Barista milks have a few additional ingredients that are key to the final drink, without which they might split, not foam or taste unpleasantly sour in coffee. These additives are usually in the form of emulsifiers and pH buffers that help stabilise the acidity of the drink.
So, using the barista milks is paramount. But while milkadamia balances out Sproud’s pea flavour, Sproud returns the favour by amping up the frothability and textural consistency of the blend in coffee.
The problem is, milkadamia’s barista version isn’t the most foamable alt-milk, at least for home baristas. It froths a little, but give it a swirl and the foam settles with the bubbles, dissipating quickly as it sits.
Sproud Barista, on the other hand, produces fantastic froth.
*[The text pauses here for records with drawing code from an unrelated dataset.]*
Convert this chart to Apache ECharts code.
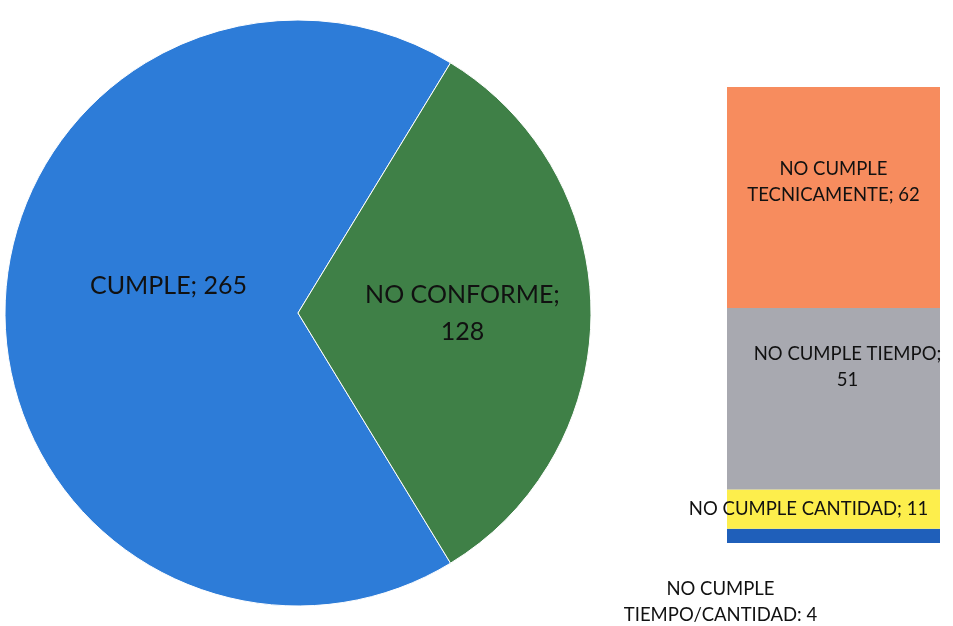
<!DOCTYPE html>
<html>
<head>
<meta charset="utf-8">
<script src="https://cdn.jsdelivr.net/npm/echarts@6/dist/echarts.min.js"></script>
<style>
  html, body { margin: 0; padding: 0; background: #fff; }
  #chart { width: 953px; height: 626px; }
</style>
</head>
<body>
<div id="chart"></div>
<script>
// pie: main split
const pieNames = ['CUMPLE', 'NO CONFORME']
const pieValues = [265, 128]
const pieColors = ['#2d7cd8', '#3f8047']
const pieLabelOffsets = [[20, -27], [15, 0]]

// bar: breakdown of NO CONFORME, bottom to top
const barNames = ['NO CUMPLE TIEMPO/CANTIDAD', 'NO CUMPLE CANTIDAD', 'NO CUMPLE TIEMPO', 'NO CUMPLE TECNICAMENTE']
const barValues = [4, 11, 51, 62]
const barColors = ['#1f5fba', '#fdee4c', '#a8a9b0', '#f78c5e']
const barLabels = [
  'NO CUMPLE\nTIEMPO/CANTIDAD: 4',
  'NO CUMPLE CANTIDAD; 11',
  'NO CUMPLE TIEMPO;\n51',
  'NO CUMPLE\nTECNICAMENTE; 62',
]
const barLabelOffsets = [[-113, 66], [-25, 0], [14, -32], [0, -15]]

const FONT = 'Lato'
const chart = echarts.init(document.getElementById('chart'))

// green slice centred on the right side
const total = pieValues.reduce((a, b) => a + b, 0)
const greenHalf = 360 * pieValues[1] / total / 2

chart.setOption({
  animation: false,
  backgroundColor: '#ffffff',
  grid: { left: 727, width: 213, top: 87, bottom: 83 },
  xAxis: { type: 'category', data: ['NO CONFORME'], show: false },
  yAxis: { type: 'value', min: 0, max: barValues.reduce((a, b) => a + b, 0), show: false },
  series: [
    {
      type: 'pie',
      center: [298, 313],
      radius: 293,
      startAngle: -greenHalf,
      clockwise: true,
      itemStyle: { borderColor: '#ffffff', borderWidth: 1 },
      label: {
        position: 'inside',
        color: '#111',
        fontFamily: FONT,
        fontSize: 25,
        lineHeight: 37,
        formatter: p => p.name.length > 8 ? `${p.name};\n${p.value}` : `${p.name}; ${p.value}`,
      },
      labelLine: { show: false },
      emphasis: { disabled: true },
      data: pieNames.map((n, i) => ({
        name: n, value: pieValues[i],
        itemStyle: { color: pieColors[i] },
        label: { offset: pieLabelOffsets[i] },
      })),
    },
    ...barNames.map((n, i) => ({
      type: 'bar',
      name: n,
      stack: 'nc',
      barWidth: '100%',
      data: [barValues[i]],
      itemStyle: { color: barColors[i] },
      label: {
        show: true,
        position: 'inside',
        offset: barLabelOffsets[i],
        color: '#111',
        fontFamily: FONT,
        fontSize: 18.5,
        lineHeight: 26,
        formatter: () => barLabels[i],
      },
      emphasis: { disabled: true },
    })),
  ],
})
</script>
</body>
</html>
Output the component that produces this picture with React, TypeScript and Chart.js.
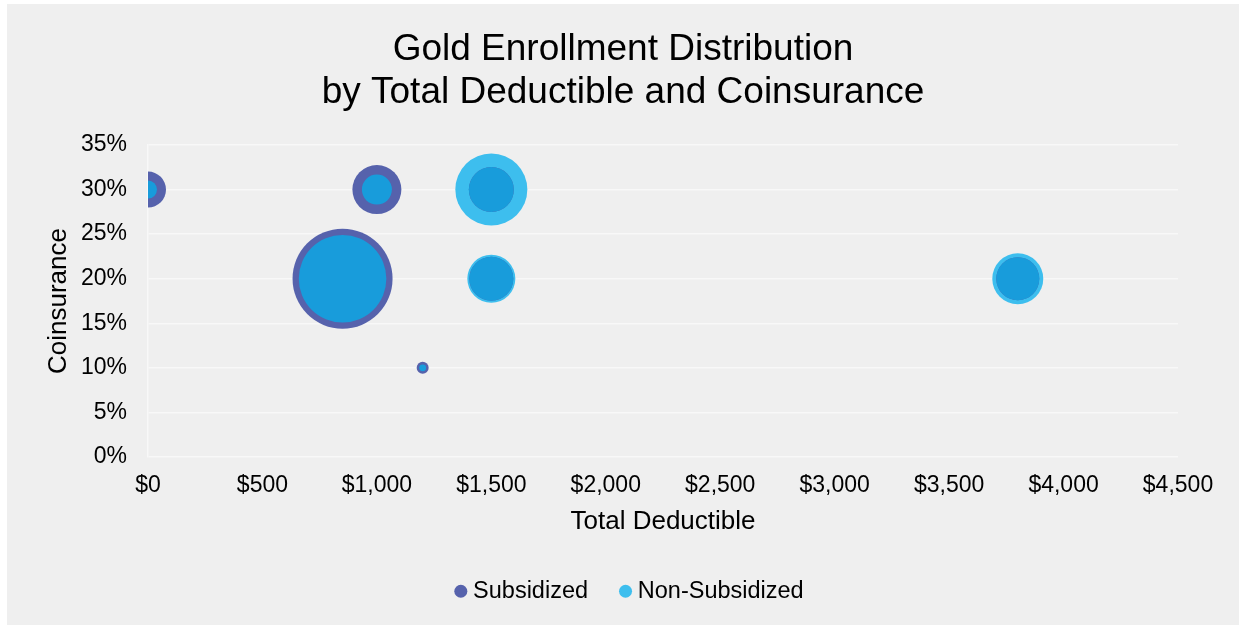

Once you heat up the pea milk, the air particles spread into its contents evenly when using a steam wand or pumping down the French press filter. Swirling the milk ensures the milk has a uniform texture and tapping the jug gets rids of any large bubbles, allowing for a better flavour and even making latte art.
The macadamia and pea milks complement each others’ weaknesses and amplify their strengths, producing a blend that not only tastes like milk, but makes drinking coffee as a vegan a uniquely delightful experience.